Seven Steps Will Help Manage Eclamptic Seizure


MIAMI BEACH — Eclamptic seizures are a rare but serious complication best treated according to a preestablished protocol, Dr. Baha Sibai said at an ob.gyn. conference sponsored by the University of Miami.

“Don't look for fetal heart rate first or think of the seizure. Don't stop to give meds to stop the seizure, and cover the fetal heart rate monitor,” he said. Instead, take care of the mother first, and “treat the patient according to her vital signs,” said Dr. Sibai, professor of obstetrics and gynecology at the University of Cincinnati.

He suggested the following seven steps for managing eclamptic seizure:

1. Prevent hypoxia by supporting maternal respiratory and cardiovascular functions.

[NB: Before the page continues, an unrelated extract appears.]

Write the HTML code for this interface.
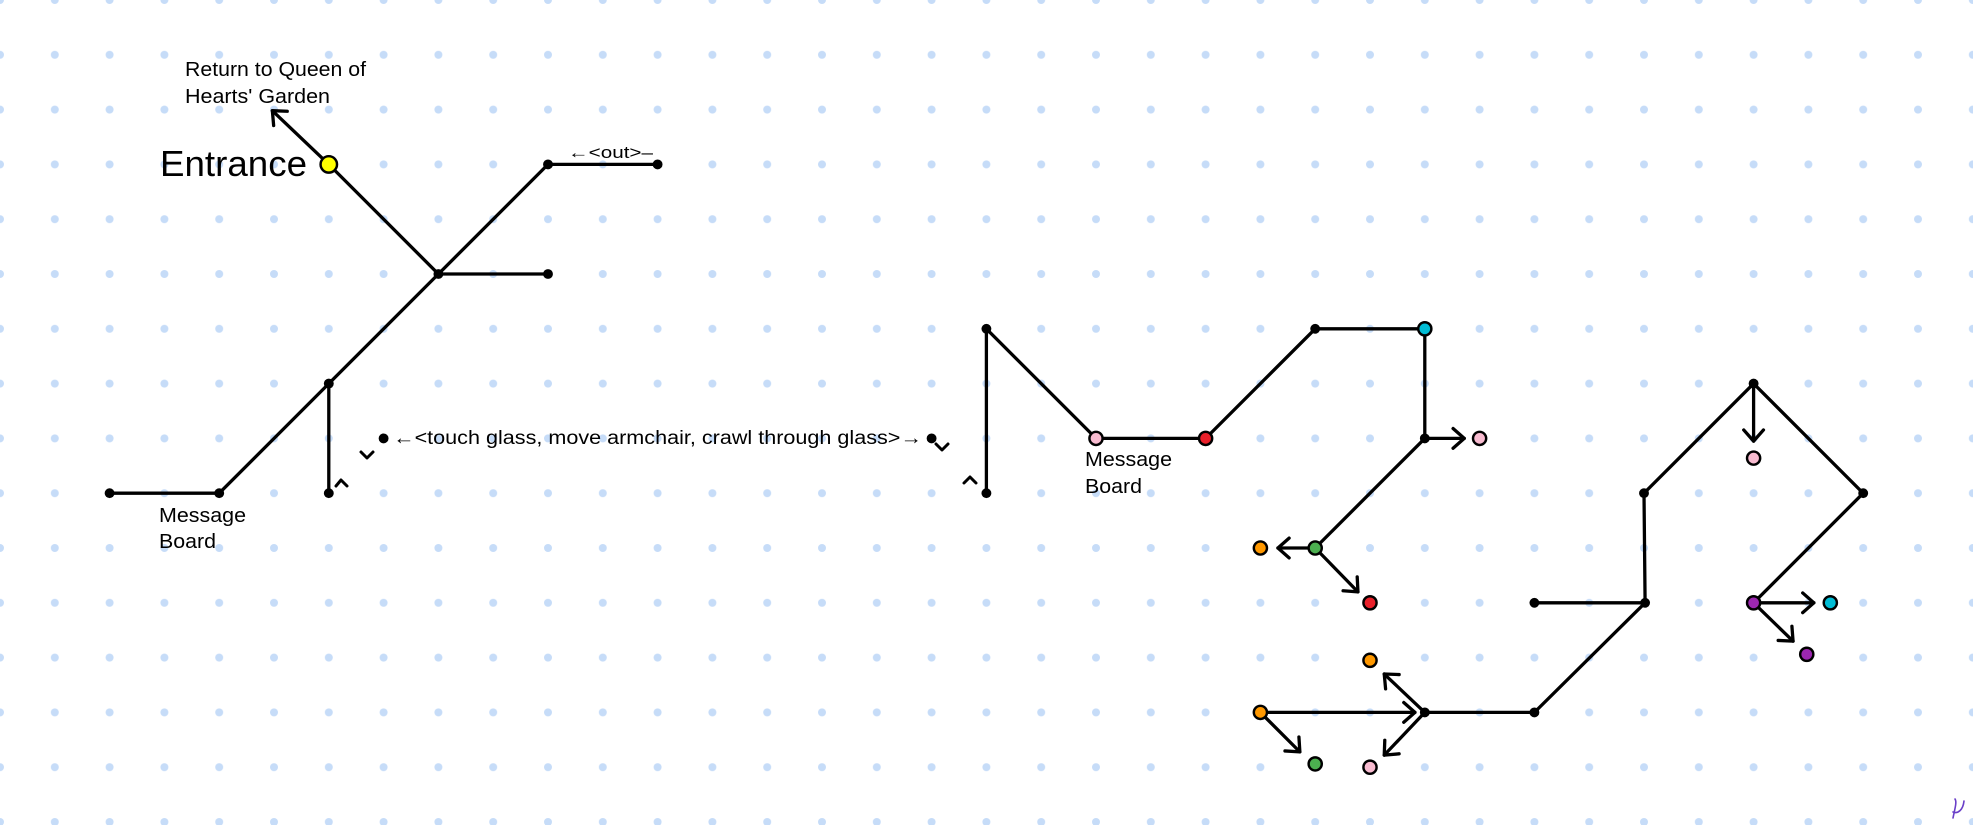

2. Prevent maternal injury and aspiration.

3. Avoid the temptation to try to arrest the first seizure.

4. Prevent convulsions from recurring. This is accomplished chiefly with intravenous magnesium sulfate, administered slowly and never as an intravenous push, Dr. Sibai said. He suggested 6 g administered IV over 20 minutes, with 2 g IV per hour for maintenance. “When you give the loading dose, they feel terrible,” Dr. Sibai said. “I know this feels bad. I gave it to myself when I developed these protocols.” Talk to the patient to prevent magnesium toxicity. “If they are disoriented, they are approaching toxic levels,” Dr. Sibai said. “If a patient on magnesium shows abnormal behavior for any reason, for heaven's sake, stop it. No one has ever died from a lack of magnesium.”

5. Control severe hypertension to prevent cerebrovascular injury. “Most people don't know how to give antihypertension meds,” he said. “Call someone if you don't know, but not someone more ignorant than you. An IV bolus of 5 mg hydralazine, with another 10 mg IV bolus given 20-30 minutes later, can help control severe hypertension, he added. “Notice I haven't mentioned the fetal heart rate or baby yet,” Dr. Sibai said.

6. Manage complications such as disseminated intravascular coagulation and pulmonary edema.

7. Begin induction/delivery within 24 hours. “The worst thing you can do is everyone panics and rushes the woman to a C-section,” Dr. Sibai said. “Assess neurologic status. This is extremely important—do not take her for a C-section if unconscious.” Ask the patient to state her name, where she is, and the time of year.

Taking care of the mother first is important because “the baby will not do well if the mother is not doing well,” Dr. Sibai concluded.